### JOB
Count every line in the entries that follow where the word "this" appears, then state only the total.

Rows from a dataset of charts and code:
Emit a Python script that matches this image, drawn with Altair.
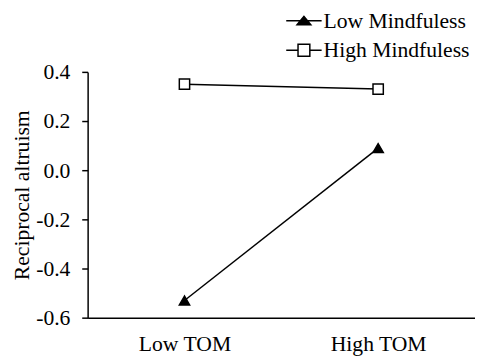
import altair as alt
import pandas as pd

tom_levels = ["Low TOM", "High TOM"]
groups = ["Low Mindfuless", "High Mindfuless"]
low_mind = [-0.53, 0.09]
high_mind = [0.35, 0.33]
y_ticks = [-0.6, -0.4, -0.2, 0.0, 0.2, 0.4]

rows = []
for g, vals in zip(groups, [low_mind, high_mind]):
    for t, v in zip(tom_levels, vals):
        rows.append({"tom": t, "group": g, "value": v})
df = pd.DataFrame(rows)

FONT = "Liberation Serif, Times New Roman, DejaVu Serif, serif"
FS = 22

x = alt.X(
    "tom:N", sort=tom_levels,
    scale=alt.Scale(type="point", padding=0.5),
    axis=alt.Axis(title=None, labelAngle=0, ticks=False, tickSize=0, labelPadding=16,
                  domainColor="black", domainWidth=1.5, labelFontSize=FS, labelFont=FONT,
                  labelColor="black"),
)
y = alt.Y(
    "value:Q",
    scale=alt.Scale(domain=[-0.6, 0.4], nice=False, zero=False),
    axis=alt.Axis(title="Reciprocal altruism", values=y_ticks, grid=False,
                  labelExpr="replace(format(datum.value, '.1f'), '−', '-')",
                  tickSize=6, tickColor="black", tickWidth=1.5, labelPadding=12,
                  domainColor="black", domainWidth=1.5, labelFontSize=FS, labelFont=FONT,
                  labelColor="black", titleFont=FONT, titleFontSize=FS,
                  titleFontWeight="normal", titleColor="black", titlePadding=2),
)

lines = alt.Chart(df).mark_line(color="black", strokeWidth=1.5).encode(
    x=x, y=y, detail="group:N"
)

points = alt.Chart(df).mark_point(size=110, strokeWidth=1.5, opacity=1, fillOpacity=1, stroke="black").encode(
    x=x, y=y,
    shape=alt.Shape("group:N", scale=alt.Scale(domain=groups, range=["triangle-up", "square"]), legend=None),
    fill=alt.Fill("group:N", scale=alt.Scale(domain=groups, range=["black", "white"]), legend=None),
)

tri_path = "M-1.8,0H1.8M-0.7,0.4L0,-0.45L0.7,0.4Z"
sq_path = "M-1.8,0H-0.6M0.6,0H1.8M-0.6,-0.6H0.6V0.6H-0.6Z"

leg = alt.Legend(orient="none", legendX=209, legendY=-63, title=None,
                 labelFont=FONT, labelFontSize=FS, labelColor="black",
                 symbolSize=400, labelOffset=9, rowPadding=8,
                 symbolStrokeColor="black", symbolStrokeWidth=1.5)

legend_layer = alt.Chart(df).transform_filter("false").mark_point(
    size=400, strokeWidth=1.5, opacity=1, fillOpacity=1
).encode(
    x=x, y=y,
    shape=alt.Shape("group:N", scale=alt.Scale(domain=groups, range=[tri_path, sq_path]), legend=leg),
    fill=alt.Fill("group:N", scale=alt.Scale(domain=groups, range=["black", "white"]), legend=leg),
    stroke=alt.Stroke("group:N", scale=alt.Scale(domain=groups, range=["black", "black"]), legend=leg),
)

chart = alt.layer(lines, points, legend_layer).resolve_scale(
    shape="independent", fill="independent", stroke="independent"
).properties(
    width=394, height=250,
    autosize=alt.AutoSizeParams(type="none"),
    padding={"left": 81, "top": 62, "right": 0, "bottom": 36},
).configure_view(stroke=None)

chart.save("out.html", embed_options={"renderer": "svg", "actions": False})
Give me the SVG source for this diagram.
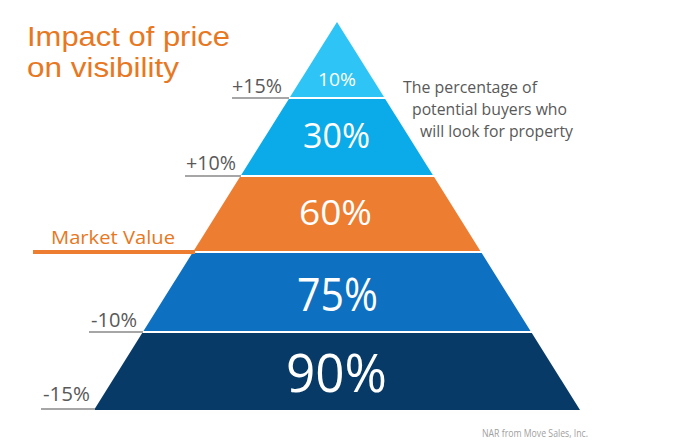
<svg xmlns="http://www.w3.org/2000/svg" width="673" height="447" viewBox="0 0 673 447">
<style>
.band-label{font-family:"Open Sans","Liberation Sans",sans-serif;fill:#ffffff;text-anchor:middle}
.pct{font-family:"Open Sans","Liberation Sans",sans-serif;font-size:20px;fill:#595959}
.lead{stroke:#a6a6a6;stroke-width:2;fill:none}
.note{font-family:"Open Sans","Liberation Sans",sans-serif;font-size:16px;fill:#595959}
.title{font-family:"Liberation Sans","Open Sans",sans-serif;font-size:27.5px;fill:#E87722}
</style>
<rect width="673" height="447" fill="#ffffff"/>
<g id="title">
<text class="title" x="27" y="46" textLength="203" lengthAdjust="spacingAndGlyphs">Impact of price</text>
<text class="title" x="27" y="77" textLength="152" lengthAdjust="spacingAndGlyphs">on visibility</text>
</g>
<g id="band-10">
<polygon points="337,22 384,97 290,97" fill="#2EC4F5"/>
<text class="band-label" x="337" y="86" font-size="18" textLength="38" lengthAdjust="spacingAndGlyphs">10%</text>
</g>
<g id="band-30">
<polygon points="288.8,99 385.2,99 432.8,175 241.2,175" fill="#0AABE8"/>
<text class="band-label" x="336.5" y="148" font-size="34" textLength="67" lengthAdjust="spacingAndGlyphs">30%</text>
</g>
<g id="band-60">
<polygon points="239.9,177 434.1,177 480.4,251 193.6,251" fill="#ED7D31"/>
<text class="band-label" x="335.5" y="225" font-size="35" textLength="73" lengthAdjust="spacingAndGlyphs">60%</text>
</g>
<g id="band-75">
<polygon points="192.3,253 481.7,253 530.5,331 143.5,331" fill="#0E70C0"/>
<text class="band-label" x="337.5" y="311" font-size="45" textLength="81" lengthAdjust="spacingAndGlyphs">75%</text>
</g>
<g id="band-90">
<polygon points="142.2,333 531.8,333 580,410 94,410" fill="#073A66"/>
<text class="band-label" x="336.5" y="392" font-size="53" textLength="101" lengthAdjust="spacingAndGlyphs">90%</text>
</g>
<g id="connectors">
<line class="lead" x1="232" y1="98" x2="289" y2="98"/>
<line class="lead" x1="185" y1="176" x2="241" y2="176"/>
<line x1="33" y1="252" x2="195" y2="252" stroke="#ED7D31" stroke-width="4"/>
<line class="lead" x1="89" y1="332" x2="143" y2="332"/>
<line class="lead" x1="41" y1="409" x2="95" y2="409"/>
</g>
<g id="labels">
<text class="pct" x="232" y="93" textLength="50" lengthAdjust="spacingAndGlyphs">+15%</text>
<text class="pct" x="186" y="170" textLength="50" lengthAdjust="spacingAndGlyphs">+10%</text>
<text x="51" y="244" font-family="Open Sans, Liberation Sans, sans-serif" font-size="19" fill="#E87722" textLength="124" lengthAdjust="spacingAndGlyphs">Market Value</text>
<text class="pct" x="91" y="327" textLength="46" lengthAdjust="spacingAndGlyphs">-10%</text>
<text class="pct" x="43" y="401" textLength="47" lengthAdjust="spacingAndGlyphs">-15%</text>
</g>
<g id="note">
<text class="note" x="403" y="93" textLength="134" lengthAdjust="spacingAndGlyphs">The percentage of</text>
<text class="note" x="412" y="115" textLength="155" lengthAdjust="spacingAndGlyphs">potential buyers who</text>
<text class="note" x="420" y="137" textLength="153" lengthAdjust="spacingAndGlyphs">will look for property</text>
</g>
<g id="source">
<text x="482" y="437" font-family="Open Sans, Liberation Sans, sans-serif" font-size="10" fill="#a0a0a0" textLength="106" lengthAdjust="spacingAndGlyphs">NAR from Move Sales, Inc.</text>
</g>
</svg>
==
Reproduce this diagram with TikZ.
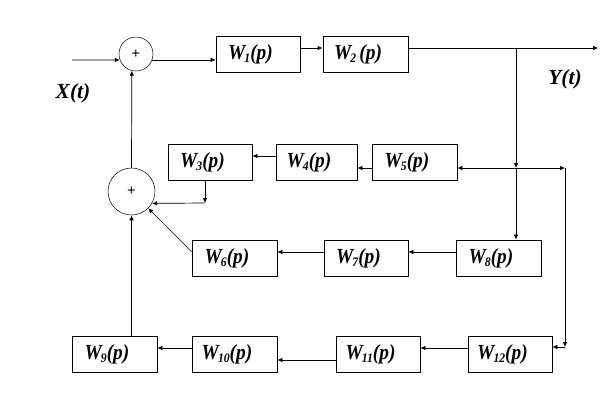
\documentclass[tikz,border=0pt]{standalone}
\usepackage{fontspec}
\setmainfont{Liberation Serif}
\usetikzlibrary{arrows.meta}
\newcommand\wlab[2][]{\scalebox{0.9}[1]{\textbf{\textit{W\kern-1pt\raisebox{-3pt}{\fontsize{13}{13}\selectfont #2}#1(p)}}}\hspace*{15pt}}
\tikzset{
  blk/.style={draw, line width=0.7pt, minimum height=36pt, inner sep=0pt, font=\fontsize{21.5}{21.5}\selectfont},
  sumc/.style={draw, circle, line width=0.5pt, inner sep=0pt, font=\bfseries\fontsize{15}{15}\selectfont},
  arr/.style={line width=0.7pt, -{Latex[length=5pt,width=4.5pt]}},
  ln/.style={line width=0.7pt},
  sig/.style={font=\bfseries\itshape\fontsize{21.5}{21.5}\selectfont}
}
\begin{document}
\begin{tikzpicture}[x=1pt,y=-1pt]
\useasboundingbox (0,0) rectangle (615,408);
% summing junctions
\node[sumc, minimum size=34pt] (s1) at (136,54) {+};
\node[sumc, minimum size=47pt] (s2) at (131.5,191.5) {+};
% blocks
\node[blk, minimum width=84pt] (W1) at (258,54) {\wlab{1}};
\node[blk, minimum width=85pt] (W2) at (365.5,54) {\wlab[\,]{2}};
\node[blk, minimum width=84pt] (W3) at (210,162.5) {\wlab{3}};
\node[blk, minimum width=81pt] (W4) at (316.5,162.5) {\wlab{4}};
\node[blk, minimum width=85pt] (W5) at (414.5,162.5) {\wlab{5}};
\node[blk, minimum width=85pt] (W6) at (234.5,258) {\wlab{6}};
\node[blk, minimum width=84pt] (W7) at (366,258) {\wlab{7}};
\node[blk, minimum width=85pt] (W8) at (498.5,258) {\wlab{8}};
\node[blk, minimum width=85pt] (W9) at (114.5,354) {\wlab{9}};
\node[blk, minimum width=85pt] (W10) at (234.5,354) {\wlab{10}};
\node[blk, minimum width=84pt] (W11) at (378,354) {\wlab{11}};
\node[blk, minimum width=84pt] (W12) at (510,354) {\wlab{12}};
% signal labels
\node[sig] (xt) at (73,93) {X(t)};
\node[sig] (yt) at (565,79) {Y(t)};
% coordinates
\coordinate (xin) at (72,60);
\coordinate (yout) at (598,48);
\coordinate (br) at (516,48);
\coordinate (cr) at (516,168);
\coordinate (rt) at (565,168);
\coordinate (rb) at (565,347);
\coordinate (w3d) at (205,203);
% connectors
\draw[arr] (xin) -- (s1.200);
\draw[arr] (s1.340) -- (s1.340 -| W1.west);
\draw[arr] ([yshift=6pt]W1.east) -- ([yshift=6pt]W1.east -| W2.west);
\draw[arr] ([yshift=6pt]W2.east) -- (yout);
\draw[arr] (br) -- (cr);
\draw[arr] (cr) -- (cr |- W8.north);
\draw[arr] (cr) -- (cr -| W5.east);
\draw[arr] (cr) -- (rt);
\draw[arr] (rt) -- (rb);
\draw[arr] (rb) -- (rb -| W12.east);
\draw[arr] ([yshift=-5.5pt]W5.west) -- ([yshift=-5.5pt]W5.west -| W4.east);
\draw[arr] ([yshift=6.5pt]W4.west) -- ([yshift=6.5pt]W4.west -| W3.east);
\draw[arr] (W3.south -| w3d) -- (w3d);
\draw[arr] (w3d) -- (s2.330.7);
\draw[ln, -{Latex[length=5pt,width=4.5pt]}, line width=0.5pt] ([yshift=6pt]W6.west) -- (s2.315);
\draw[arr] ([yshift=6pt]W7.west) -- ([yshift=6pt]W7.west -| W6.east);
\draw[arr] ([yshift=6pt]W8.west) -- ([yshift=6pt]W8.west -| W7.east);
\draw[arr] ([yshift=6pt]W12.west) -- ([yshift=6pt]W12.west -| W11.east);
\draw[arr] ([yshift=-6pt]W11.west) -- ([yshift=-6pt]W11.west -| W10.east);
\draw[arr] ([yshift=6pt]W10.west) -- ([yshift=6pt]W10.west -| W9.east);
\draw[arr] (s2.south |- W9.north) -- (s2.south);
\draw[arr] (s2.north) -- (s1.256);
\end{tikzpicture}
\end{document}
---
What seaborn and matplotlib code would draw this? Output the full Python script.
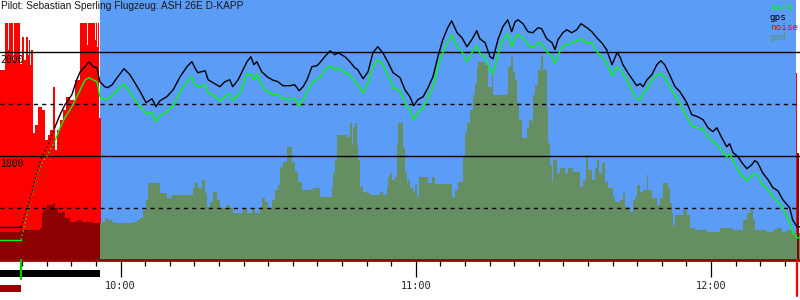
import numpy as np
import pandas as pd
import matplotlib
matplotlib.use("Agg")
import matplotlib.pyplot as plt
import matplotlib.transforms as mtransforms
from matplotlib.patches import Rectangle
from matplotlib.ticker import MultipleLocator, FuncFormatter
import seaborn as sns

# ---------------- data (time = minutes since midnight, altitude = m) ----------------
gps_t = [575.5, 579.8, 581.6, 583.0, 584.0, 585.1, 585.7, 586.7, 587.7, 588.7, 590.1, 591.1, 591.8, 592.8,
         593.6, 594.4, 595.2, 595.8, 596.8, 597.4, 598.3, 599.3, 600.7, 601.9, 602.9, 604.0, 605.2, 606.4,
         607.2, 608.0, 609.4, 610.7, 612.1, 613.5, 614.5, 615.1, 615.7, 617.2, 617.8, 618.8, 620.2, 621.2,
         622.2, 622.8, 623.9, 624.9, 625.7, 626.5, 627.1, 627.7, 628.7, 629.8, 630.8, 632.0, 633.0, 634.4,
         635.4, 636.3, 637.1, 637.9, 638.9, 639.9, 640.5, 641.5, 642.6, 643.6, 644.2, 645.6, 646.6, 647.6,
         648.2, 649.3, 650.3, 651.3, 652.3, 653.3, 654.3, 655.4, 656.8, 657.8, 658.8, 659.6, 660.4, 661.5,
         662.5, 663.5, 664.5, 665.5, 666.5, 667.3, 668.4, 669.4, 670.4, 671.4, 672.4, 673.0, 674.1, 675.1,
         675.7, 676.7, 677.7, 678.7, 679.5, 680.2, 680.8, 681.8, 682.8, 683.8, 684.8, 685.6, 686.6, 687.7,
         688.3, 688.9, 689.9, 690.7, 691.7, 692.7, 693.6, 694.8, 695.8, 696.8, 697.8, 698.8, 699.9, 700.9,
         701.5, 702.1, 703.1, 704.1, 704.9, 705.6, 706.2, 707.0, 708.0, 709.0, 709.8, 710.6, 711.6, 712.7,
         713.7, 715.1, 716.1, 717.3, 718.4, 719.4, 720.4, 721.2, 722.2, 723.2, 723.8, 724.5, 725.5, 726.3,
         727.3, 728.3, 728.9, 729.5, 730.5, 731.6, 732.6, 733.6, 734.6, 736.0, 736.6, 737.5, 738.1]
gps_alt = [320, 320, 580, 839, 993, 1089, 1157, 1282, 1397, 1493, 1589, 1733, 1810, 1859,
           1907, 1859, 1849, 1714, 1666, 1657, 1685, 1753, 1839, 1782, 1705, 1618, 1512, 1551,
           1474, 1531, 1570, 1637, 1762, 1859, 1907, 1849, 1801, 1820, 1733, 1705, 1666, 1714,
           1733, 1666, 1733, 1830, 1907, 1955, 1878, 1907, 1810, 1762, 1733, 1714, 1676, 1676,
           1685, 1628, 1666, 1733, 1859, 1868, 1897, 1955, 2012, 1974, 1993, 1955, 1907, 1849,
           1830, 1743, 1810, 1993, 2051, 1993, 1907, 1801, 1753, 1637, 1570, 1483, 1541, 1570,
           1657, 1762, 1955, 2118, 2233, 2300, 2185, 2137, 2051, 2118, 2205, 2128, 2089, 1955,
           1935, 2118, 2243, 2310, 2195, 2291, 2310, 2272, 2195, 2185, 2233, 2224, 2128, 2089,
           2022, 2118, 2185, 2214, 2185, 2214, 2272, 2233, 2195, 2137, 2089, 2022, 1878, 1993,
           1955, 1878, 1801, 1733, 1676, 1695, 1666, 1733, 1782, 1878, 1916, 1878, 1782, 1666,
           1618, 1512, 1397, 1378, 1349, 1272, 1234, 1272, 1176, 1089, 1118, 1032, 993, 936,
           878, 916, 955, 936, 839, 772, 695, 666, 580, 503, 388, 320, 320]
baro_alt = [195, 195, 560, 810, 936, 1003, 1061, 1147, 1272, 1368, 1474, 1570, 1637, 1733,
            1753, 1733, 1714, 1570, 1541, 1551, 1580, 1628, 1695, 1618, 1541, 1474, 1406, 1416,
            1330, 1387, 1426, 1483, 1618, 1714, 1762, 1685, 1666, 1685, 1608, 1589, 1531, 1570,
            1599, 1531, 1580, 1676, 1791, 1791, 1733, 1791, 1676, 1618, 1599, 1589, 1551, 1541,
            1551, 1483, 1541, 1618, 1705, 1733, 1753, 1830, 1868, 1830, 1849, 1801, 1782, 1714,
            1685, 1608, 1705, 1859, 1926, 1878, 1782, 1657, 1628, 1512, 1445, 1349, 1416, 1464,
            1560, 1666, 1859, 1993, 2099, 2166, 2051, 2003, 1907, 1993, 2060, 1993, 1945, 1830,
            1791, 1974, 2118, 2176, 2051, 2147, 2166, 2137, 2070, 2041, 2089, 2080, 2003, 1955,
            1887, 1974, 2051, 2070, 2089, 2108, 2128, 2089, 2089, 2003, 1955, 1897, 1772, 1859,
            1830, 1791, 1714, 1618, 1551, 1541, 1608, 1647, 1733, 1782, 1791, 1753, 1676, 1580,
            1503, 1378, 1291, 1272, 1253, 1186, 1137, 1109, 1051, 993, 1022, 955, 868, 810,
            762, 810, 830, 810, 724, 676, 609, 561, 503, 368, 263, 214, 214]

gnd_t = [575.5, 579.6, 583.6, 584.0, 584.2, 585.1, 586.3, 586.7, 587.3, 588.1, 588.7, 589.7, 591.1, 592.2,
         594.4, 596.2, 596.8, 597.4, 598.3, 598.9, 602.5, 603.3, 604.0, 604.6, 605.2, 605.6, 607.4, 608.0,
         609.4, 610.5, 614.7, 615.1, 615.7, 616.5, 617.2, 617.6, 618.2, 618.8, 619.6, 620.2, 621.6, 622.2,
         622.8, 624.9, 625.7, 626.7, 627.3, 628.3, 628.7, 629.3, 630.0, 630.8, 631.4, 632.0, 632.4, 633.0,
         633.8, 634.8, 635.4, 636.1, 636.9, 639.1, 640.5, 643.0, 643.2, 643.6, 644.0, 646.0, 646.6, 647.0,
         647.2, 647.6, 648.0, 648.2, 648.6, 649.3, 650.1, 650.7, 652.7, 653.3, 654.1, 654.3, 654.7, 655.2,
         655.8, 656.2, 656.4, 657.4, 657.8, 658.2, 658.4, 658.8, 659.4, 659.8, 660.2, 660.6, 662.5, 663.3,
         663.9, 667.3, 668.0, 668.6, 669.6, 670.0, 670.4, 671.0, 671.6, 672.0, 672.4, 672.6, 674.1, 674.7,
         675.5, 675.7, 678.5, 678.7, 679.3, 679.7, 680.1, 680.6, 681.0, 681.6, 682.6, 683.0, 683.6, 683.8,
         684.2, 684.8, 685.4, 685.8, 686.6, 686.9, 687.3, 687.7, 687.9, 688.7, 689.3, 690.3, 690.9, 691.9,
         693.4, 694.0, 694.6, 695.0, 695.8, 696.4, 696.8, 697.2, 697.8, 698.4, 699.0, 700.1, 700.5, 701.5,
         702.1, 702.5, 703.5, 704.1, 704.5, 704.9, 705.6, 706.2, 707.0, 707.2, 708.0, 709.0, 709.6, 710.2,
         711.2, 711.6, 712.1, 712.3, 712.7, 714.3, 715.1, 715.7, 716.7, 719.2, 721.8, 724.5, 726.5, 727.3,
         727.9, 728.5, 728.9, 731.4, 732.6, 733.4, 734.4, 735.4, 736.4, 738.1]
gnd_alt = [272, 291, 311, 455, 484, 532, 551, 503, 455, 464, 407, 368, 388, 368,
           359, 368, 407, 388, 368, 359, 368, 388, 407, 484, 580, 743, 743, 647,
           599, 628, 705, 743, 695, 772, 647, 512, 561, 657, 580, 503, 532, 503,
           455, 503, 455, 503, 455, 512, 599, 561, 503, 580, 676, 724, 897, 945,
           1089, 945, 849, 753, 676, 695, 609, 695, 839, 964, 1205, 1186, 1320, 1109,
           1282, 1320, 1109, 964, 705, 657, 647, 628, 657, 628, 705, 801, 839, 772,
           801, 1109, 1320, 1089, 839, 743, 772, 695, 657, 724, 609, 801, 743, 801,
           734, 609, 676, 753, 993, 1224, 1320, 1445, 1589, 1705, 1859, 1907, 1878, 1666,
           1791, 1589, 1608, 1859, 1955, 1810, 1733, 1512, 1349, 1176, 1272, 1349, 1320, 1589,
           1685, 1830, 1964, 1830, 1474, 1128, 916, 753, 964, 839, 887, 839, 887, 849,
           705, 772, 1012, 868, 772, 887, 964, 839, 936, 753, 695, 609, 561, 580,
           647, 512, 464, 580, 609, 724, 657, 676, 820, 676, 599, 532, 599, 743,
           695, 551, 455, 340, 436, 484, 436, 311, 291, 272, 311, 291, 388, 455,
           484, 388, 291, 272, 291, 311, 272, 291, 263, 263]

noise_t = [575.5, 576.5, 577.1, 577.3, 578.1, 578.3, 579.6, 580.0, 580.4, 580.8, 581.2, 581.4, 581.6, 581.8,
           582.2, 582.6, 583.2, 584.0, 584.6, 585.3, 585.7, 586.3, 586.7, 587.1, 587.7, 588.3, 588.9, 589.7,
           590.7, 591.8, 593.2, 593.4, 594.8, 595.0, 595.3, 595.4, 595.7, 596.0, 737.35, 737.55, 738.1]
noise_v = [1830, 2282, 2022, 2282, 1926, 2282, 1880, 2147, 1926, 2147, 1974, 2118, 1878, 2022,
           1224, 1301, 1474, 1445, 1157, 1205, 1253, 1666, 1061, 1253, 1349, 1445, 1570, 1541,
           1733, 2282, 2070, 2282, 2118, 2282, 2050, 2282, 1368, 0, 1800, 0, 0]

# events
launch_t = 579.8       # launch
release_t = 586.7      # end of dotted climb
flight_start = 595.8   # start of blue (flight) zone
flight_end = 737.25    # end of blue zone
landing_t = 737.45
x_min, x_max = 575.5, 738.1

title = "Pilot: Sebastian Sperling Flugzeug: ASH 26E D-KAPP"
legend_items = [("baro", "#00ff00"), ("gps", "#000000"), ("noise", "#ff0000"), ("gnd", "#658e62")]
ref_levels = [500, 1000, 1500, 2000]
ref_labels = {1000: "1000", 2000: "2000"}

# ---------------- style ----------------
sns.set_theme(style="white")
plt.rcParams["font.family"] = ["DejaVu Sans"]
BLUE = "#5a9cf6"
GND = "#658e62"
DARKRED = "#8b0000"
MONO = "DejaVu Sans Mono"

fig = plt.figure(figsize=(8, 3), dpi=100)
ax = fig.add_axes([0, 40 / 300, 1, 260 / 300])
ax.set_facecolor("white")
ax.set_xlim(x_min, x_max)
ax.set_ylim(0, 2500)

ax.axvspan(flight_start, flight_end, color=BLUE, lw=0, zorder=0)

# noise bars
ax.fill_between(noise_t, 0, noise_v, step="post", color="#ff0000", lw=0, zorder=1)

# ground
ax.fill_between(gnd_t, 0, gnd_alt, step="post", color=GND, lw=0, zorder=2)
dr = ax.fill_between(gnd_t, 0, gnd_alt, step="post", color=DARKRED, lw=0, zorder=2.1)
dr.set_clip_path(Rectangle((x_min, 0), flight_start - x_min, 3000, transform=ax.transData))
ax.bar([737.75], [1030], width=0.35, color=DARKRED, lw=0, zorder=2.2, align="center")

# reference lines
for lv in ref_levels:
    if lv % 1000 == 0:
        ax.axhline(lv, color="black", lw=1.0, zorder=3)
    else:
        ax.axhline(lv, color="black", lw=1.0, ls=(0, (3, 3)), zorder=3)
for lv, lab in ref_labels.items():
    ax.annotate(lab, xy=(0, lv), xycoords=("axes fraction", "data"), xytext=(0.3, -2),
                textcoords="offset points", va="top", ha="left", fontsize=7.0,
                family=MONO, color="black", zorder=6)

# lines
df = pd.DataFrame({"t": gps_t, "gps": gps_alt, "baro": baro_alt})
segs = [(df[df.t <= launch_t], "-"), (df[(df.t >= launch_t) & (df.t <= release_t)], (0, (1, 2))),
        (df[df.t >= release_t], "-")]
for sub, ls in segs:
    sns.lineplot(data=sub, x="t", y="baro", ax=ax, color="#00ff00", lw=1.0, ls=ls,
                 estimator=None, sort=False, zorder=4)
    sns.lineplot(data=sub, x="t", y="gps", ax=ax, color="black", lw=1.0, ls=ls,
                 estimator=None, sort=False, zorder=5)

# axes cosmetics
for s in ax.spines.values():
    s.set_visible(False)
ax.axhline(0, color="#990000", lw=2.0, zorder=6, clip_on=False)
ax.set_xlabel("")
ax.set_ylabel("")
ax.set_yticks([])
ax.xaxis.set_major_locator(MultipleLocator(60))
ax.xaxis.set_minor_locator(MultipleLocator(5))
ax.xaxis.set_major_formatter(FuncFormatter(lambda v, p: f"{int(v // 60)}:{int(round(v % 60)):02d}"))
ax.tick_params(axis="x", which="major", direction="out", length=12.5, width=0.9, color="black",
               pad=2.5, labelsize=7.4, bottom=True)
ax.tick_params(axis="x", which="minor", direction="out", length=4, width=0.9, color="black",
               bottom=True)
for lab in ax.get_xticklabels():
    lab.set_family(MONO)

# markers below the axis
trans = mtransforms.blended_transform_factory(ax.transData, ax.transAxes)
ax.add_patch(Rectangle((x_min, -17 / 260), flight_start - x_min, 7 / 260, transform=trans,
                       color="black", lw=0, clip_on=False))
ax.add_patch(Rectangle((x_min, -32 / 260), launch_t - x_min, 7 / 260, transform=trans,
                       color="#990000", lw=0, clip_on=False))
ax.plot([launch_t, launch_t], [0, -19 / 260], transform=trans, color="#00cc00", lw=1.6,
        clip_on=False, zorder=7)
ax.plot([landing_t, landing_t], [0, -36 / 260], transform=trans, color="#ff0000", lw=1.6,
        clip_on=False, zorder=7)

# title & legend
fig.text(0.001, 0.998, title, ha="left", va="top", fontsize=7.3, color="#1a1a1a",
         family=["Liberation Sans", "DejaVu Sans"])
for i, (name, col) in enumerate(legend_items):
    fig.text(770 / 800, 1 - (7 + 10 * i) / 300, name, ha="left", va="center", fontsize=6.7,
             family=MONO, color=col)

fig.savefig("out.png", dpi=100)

### RESULT OF THE EXERCISE
4